29 de marzo de 2020

Hoy, que no voy a trabajar, se me hace más insoportable el avispero. Surge el estrépito de las avispas en cuanto destapo la trampilla de la prensa, de la televisión, del tuiter. Y ya no las acallo, ni aunque cierre la rendija y las ventanas y suba el volumen de la música y esconda la cabeza debajo de la almohada. Las avispas ya están dentro, en cada pliegue de las horas, en el sueño.
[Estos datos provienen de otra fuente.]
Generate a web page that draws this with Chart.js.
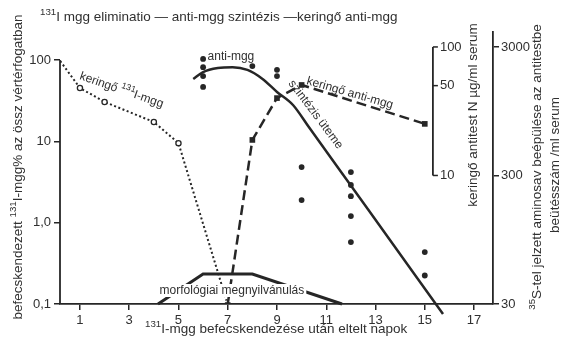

En este silencio de lo insólito, en esta cara extraña de la realidad, se van multiplicando los zumbidos. Colonizan, insolentes, el asombro monumental del mundo. Vienen de todas partes, de cada rincón del alma humana y de cada pequeña perspectiva de las cosas: de la crítica banal, del desconsuelo, de la esperanza, de la confusión, del crédito provisorio de la ciencia, del miedo, de la soledad. Zumban los dirigentes en pleno desconcierto, zumban los editoriales con la tinta de la inquina y zumban las tertulias en un eco insustancial. Zumban los insidiosos intereses de las tribus, zumban más alto los que tienen más voz y al final zumbamos todos. Zumbar por no callar. Zumbidos hueros, tuits, cadenas de wasap: aquí una nueva promesa de la ciencia, toma este artículo, lee este editorial, mira si da vergüenza la ministra, firma esta petición, comparte, todo pasará.

Pensábamos que el virus vendría a revelarnos lo real, y ya lo dudo. Porque detrás de las pantallas no está el mundo. Detrás de las pantallas sólo crece una nube cargada de aguijones. El mundo está de cara a los sentidos, al otro lado del ruido que sepulta los sentidos: detrás del alboroto de portadas, de opiniones, de discursos y de quejas. En el grito del individuo no está el mundo, sino en la piel del individuo que es la piel de la comunidad, la piel del mundo.

En los domingos extraños del COVID uno desea volver al hospital para dejar atrás el avispero. Y abandonarse a la piel de lo real, a la voz de lo real. Sentir el aguijón de lo real.

Porque la realidad es toda, ahora, silencio. Y no la aprenderemos si no es desde el silencio.